Unsurprisingly, there are  a BUNCH of challenges regarding education in Afghanistan.  But there’s a thirst for knowledge and education here that’s really cool.  You can see it in numbers like this:  “Educational access [at what passes for secondary education here] – 600,000 applicants for 20,000 seats.”  It’s truly tragic there are only 20,000 seats available.  But the number of applicants is awesome!

You can also see it in the pride Afghans get when they receive the graduation certificate from a course, turn to face their peers, and shout “For Afghanistan!”  Graduations are a Really Big Deal in the Afghan National Army (ANA) and Afghan National Police (ANP); being able to attend graduation ceremonies as a representative of the Coalition is perhaps the most rewarding part of my job.

My first was a radio maintenance class, taught under an Afghan contract and paid for by US taxpayers through CSTC-A.  Until they started class, seven weeks before the ceremony, these soldiers had NEVER seen a Phillips screwdriver or electrical tape.  But by the end, they could make basic repairs, even including soldering new encryption circuits into the radios and loading encryption keys.  This is a neat technically, of course.  But it’s HUGE operationally, because these encryption cards keep insurgents from being able to listen in on ANA conversations using captured radios.  The graduates’ new skills will literally keep other soldiers alive.

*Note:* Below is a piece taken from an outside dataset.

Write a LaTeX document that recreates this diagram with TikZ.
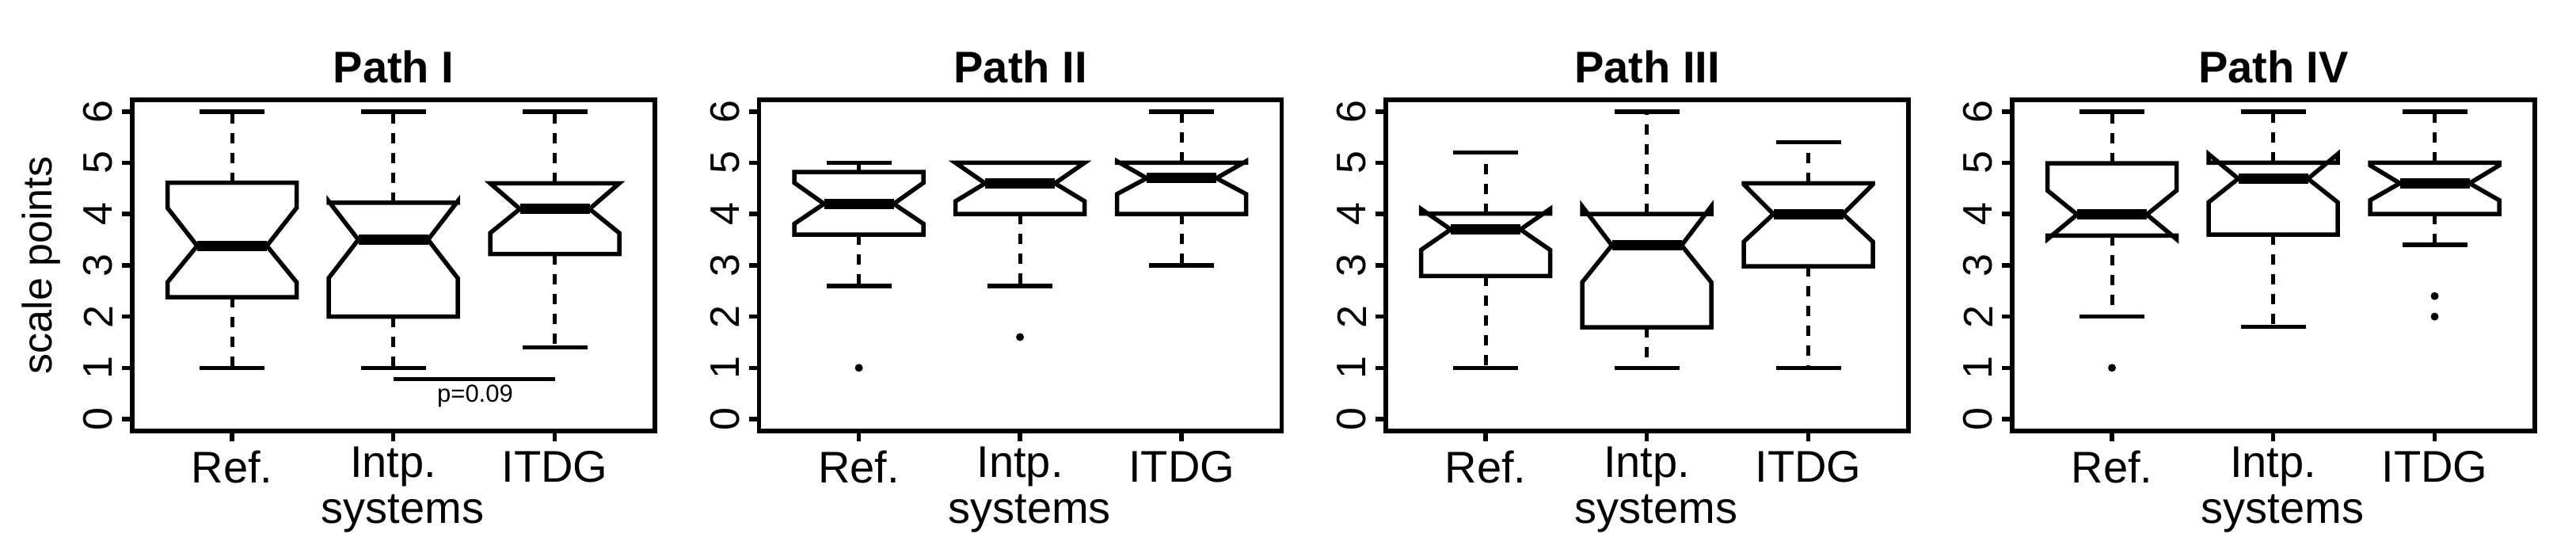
\documentclass[tikz,border=0pt]{standalone}
\usepackage{fontspec}
\setmainfont{Liberation Sans}
\newcommand\bplot[8]{%
  \draw[whisk] (#1,#7)--(#1,#8); \draw[whisk] (#1,#3)--(#1,#2);
  \draw[bxl] (#1-41,#8)--(#1+41,#8); \draw[bxl] (#1-41,#2)--(#1+41,#2);
  \draw[bxl] (#1-81.5,#3)--(#1-81.5,#4)--(#1-44,#5)--(#1-81.5,#6)--(#1-81.5,#7)--(#1+81.5,#7)--(#1+81.5,#6)--(#1+44,#5)--(#1+81.5,#4)--(#1+81.5,#3)--cycle;
  \draw[medl] (#1-44,#5)--(#1+44,#5);}
\newcommand\panel[1]{%
  \draw[bxl] (0,-0.23) rectangle (660,6.23);
  \foreach \v in {0,...,6}{\draw[bxl] (0,\v)--(-13,\v);
    \node[rotate=90,font=\fontsize{52}{56}\selectfont] at (-43,\v) {\v};}
  \foreach \gx/\t in {126/Ref.,329.5/Intp.,533.5/ITDG}{\draw[bxl] (\gx,-0.23)--(\gx,-0.43);
    \node[font=\fontsize{56}{60}\selectfont] at (\gx,-0.93) {\t};}
  \node[font=\fontsize{56}{60}\selectfont] at (341.5,-1.84) {systems};
  \node[font=\fontsize{56}{60}\selectfont\bfseries] at (330,6.87) {#1};}
\begin{document}
\begin{tikzpicture}[x=1pt,y=64.7pt,
  bxl/.style={line width=5.5pt},
  medl/.style={line width=13pt},
  whisk/.style={line width=5pt,dash pattern=on 13pt off 12pt},
  pt/.style={fill=black}]
\useasboundingbox (0,-2.612) rectangle (3253,8.176);
\begin{scope}[xshift=167pt]
  \panel{Path I}
  \bplot{126}{1}{2.38}{2.67}{3.38}{4.12}{4.61}{6}
  \bplot{329.5}{1}{2.0}{2.75}{3.50}{4.25}{4.22}{6}
  \bplot{533.5}{1.4}{3.22}{3.63}{4.10}{4.6}{4.6}{6}
  \draw[bxl] (329.5,0.78)--(533.5,0.78);
  \node[font=\fontsize{31}{34}\selectfont] at (433,0.45) {p=0.09};
  \node[rotate=90,font=\fontsize{52}{56}\selectfont] at (-115,3) {scale points};
\end{scope}
\begin{scope}[xshift=958.6pt]
  \panel{Path II}
  \bplot{126}{2.6}{3.6}{3.81}{4.2}{4.61}{4.82}{5.0}
  \fill (126,1) circle (5pt);
  \bplot{329.5}{2.6}{4.0}{4.25}{4.6}{5.0}{5.0}{5.0}
  \fill (329.5,1.6) circle (5pt);
  \bplot{533.5}{3.0}{4.0}{4.39}{4.70}{5.03}{5.0}{6}
\end{scope}
\begin{scope}[xshift=1750pt]
  \panel{Path III}
  \bplot{126}{1}{2.79}{3.30}{3.70}{4.10}{4.01}{5.2}
  \bplot{329.5}{1}{1.79}{2.67}{3.39}{4.15}{4.0}{6}
  \bplot{533.5}{1}{2.98}{3.46}{4.0}{4.58}{4.60}{5.4}
\end{scope}
\begin{scope}[xshift=2541pt]
  \panel{Path IV}
  \bplot{126}{2.0}{3.58}{3.51}{3.99}{4.46}{4.99}{6}
  \fill (126,1) circle (5pt);
  \bplot{329.5}{1.8}{3.6}{4.23}{4.69}{5.17}{5.0}{6}
  \bplot{533.5}{3.4}{4.0}{4.27}{4.60}{4.95}{5.0}{6}
  \fill (533.5,2.0) circle (5pt);
  \fill (533.5,2.4) circle (5pt);
\end{scope}
\end{tikzpicture}
\end{document}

Another was an opportunity to congratulate the graduates of a computer tech support class.  It was pretty basic stuff to be sure…I’m certain my 14-year old could provide better tech support.  But what was especially striking was that it was a 4-month class, and every graduate’s Boss valued the education so much he or she was willing to send them away from the fight and to a class for that long.  As you’d expect, there aren’t many people with computer skills in Afghanistan.  But those that have them can make a HUGE impact.

Perhaps the most amazing graduation so far though has been the radio maintenance instructor course, at the ANA Central Workshop.  Central Workshop is this SERIOUSLY steampunk maintenance warren, with a long proud history of sledgehammer-style maintenance (stuff like smelting ANA emblems and refurbishing AK-47s), but a short and slightly embarrassing history of oscilloscope-style maintenance.  Until the other day.  We basically took the five best radio maintainers in the ANA and trained them up even more…they’re now officially certified to train others.  Which is HUGE, for the individuals themselves, for the Central Workshop, for the ANA, and for Afghanistan.  We made quite the big deal out of it…80+ people there to recognize these five soldiers.  Which is entirely appropriate recognition for five soldiers who represent the future of the Afghan National Army–an Army that can train and sustain itself.

Education is EXTREMELY precious and desirable here.  Sometimes, finding that knowledge is surprisingly easy (the Afghans I’ve dealt with have–almost without exception–been extremely quick to pick up on new concepts).  And sometimes it’s almost unbelievably difficult.  But even then, they’ll move mountains to get it.

Bottom line:  The Afghans have a phrase that elegantly describes the whole situation:

We will find the lost diamond, whether on top or buried under the ground.